/ 9 September 2005

A blessing in disguise

By refusing to accept Stuart Baxter’s resignation and steadfastly dispelling any notion that the beleaguered coach might be forced to step down, the South African Football Association (Safa) is at last positing itself as an organisation that won’t be swayed by popular sentiment but by long-term principles and objectives whose overall aim is to find solutions to the current problems and chart the way forward.

Safa CEO Raymond Hack believes that, for the first time since problems of maladministration surfaced a few years ago, the football organisation has to go back to basics and do some self-assessing. After the 3-1 loss to Burkina Faso at the weekend that ended the country’s chances of qualifying for next year’s World Cup, he warns against pointing fingers and making wild statements that will spur only short-term solutions.
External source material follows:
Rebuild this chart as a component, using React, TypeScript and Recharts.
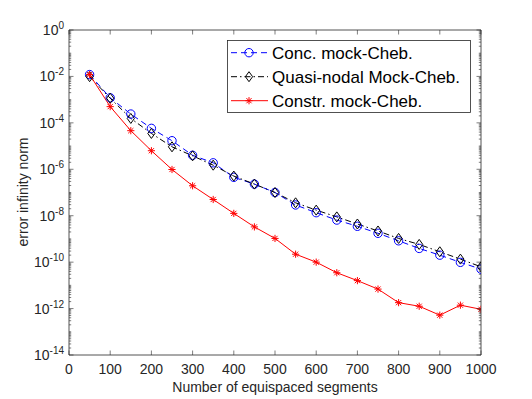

”Everybody should share responsibility; we should have seen and identified and tried to remedy the problems. The warning lights were there, we should not put blame on a, b, c … If we want to produce a winning team we have to stop blaming each other, we all have to get together and say how do we overcome and move forward. We still have an opportunity to qualify for the African Nations Cup and reintroduce pride in our national team,” says Hack.

Given what South African football achieved both at club and country level 10 years ago — Orlando Pirates winning the continental cup and Bafana Bafana achieving the feat a year later when they won the African Nations Cup — when did the controlling body veer off the path and why?

Pundits believed that the awarding of the 2010 World Cup to South Africa would galvanise and force everybody at head office to focus. However, instead of Safa building on Fifa’s faith and creating new confidence, the number of sponsors continues to dwindle and potential new ones have been scared off.

Zola Dunywa, Safa director of football development, says his bosses constantly ”tell me that there is no money for development” — although Safa’s core mandate is to develop and promote football in the country.

This is not something new; it was the climate that existed when Baxter came on board. Many coaches before him worked under these conditions, and the difference is that Safa could ignore these problems because the national team kept on qualifying.

With the resources South Africa boasts, it should be a walk in the park for our national team to qualify. Why then has Baxter’s team failed?

A cause lies in the recent results of those who might some day wear the Bafana Bafana jersey. Last year, our youth teams lost to Lesotho — a country ranked outside the top 100 by Fifa — in the continental championships. There is a worrying lack of new talent coming through.

Also, it now seems that many players lack the necessary incentive to perform well. The players need to be made to feel that it is an honour and privilege to don the national colours.

Emmanuel Maradas, a respected former journalist, argues that part of South Africa’s problem is that ”they are constantly competing against opposition not in their league and this inevitably drags their standards down. South Africa should be competing in the same league now as England, Brazil and most of the European and South American countries. My concern for South Africa is that they don’t seem to produce players like Phil Masinga, Neil Tovey, Shoes Moshoeu and Mark Fish, who had the passion and hunger.

”The domestic league is not producing this type of player. The loss in Burkina Faso is not a defeat, it is a humiliation for a country that has vast resources like South Africa. If they don’t start working now to prepare, 2010 will be a disaster.”

Hack concurs: ”The basic issue everybody is missing is that it seems that our national team has to reacquire the belief to win. You can have the best eleven in the world but if you don’t have the individuals who want to fight, who want to go out there and put everything on the line …

”We have to find the passion in all our players, to have players walking on to the field thinking that they are eight foot high and are on top of the world. Maybe our players don’t have the will to win any more.”

Hack is, however, mindful that time may not be on Safa’s side and has boldly put a time frame to what is needed to turn around the situation. ”By December, we need to have produced a car that is roadworthy, although it may not be ready to win at Kyalami yet.”

In modern times France, Mexico and now South Africa are the only countries that have failed to qualify for the World Cup after being granted the right to host the next tournament. The question is, will South Africa rise to the challenge?

When France failed twice to qualify for the World Cup, after a great run in the Eighties in continental championships, football administrators formulated a way forward. They set up specialised training facilities at Clairfontaine geared towards preparing for 1998. Primarily the institutions were used to produce a continual stream of young players, inclulding Arsenal’s Thierry Henry.

So far the 2010 World Cup has failed to inspire football administrators to develop structures that would create the necessary momentum. The failure to qualify for the World Cup may, as Hack suggests, be just the catalyst football administrators needed to get their house in order.